Proteste pro-Palestina nelle università, l’allarme del Viminale: «Rischio infiltrazioni, impedire l’accesso di agitatori»
Le proteste e gli accampamenti che stanno agitando le università di tutto il Paese sono state al centro oggi di una riunione ad hoc del Comitato per l’ordine e la sicurezza pubblica al Viminale, alla presenza del ministro dell’Interno Matteo Piantedosi, della ministra dell’Università Anna Maria Bernini, dei vertici delle forze di polizia e dell’intelligence e di Francesco Bonini, rettore della Lumsa di Milano, e vicepresidente della Conferenza dei rettori italiani (Crui). L’obiettivo principale del vertice è stato quello di prendere in analisi e gestire la situazione che sta coinvolgendo gran parte degli atenei italiani, dove studenti e studentesse hanno piantato le tende in solidarietà con la Palestina e per chiedere di fermare le collaborazioni con gli atenei israeliani. Nella riunione si è sottolineata l’importanza di garantire la libera manifestazione del pensiero all’interno delle università, ma dal Viminale è al contempo stata lanciata l’allerta sul rischio che «soggetti estranei al mondo universitario possano infiltrarsi nelle manifestazioni al solo scopo di strumentalizzare il dissenso, alimentando forme di violenza che, per loro natura, sono incompatibili con la libera manifestazione del pensiero».
La collaborazione tra università e polizia
Durante la riunione, riferisce il ministero dell’Interno in una nota, «è stato effettuato un attento monitoraggio delle numerose manifestazioni che, dopo la crisi in Medio Oriente, stanno interessando gli atenei italiani, e nel corso delle quali solo in un numero limitato di casi si sono registrate criticità». Il vertice ha visto le diverse istituzioni al tavolo concordi sulla «necessità di proseguire con le efficaci attività di mediazione da parte dei responsabili delle Università e delle Forze di polizia per prevenire ripercussioni sull’ordine pubblico». Ora gli occhi sono puntati sui prossimi appuntamenti universitari, a partire dalla riunione del Senato accademico della Sapienza di domani.

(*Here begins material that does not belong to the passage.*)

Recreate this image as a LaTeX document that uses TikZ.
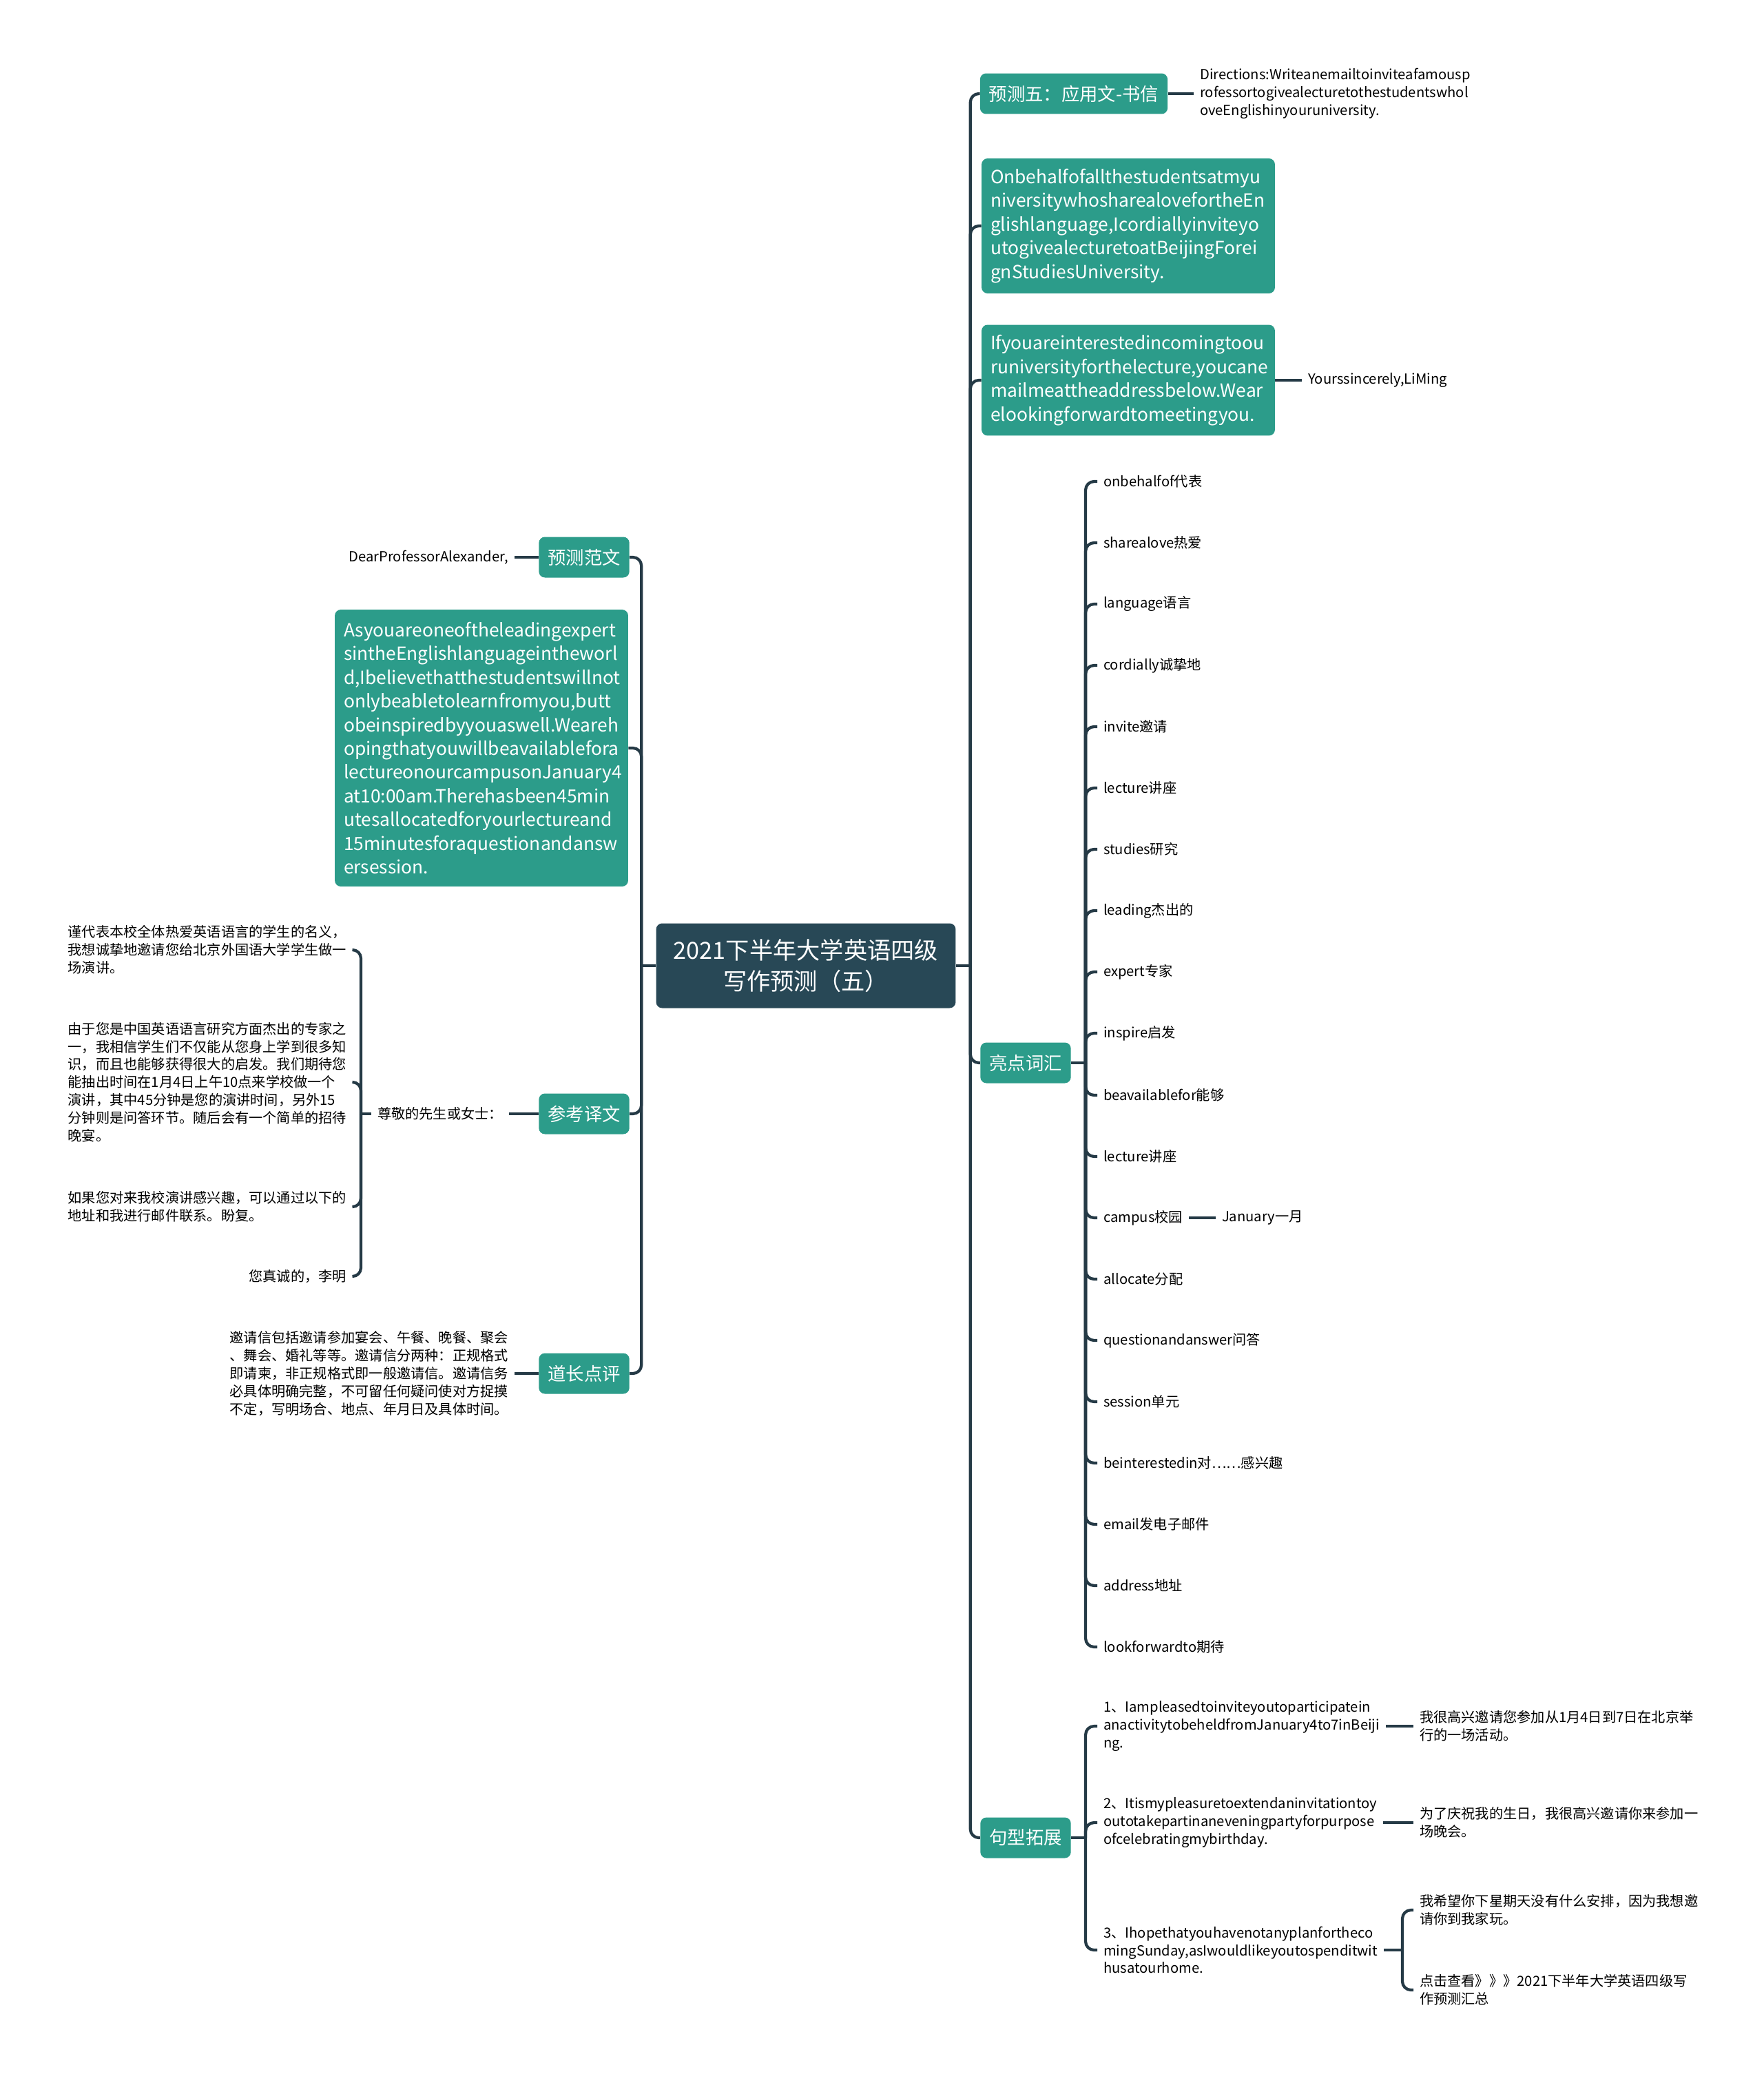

La situazione negli atenei
Le università italiane sono attualmente al centro di una serie di proteste che riflettono un fermento diffuso anche nel panorama accademico internazionale. Tuttavia, a preoccupare le forze dell’ordine e i servizi non sono tanto gli studenti responsabili delle agitazioni, quanto la presenza di persone riconducibili a realtà anarchiche e di personaggi «legati ad organizzazioni di resistenza palestinese». Interventi che mirerebbero – secondo il Viminale – a piegare il dissenso e a fare propaganda in un ambiente come quello universitario. Da qui l’indicazione di monitorare con attenzione per impedire l’ingresso nelle sedi universitarie di soggetti esterni. La situazione negli atenei resta tesa con gli studenti pro-Palestina di Padova che venerdì scorso hanno tentato invano di interrompere le lezioni entrando nelle aule di Giurisprudenza. All’Università Ca’ Foscari di Venezia il collettivo Liberi Saperi Critici (Lisc) ha provato a bloccare la seduta del pre-Senato e nel corso della scorsa notte è stato messo del silicone nella serratura della porta del rettorato e di alcune aule dell’università La Sapienza di Roma. Milano, Bologna, Torino, Genova, Pisa, e non solo: in tutta Italia aumentano sempre più tende all’esterno degli atenei.
Le richieste degli studenti
Non hanno intenzione di fermarsi in ogni caso gli studenti, in protesta contro il conflitto in corso in Medio Oriente e in solidarietà col popolo palestinese. «La follia genocida sionista non accenna a fermarsi ed è nostro dovere mandare un segnale forte e interrompere le connessioni con lo stato d’apartheid israeliano nelle università», affonda ancora oggi il coordinamento dei collettivi della Sapienza. Mentre nei giorni scorsi i Giovani Palestinesi – da cui è partita l’idea degli accampamenti – hanno lanciato una lettera rivolta al governo affinché quest’ultimo prenda le distanze «dall’aggressione militare israeliana sulla popolazione della Striscia di Gaza» ed esprima «solidarietà alla popolazione palestinese». Il movimento sollecita, inoltre, «una risoluzione immediata di tutti gli accordi universitari con atenei e aziende ubicate in Israele e il boicottaggio totale del sistema accademico israeliano».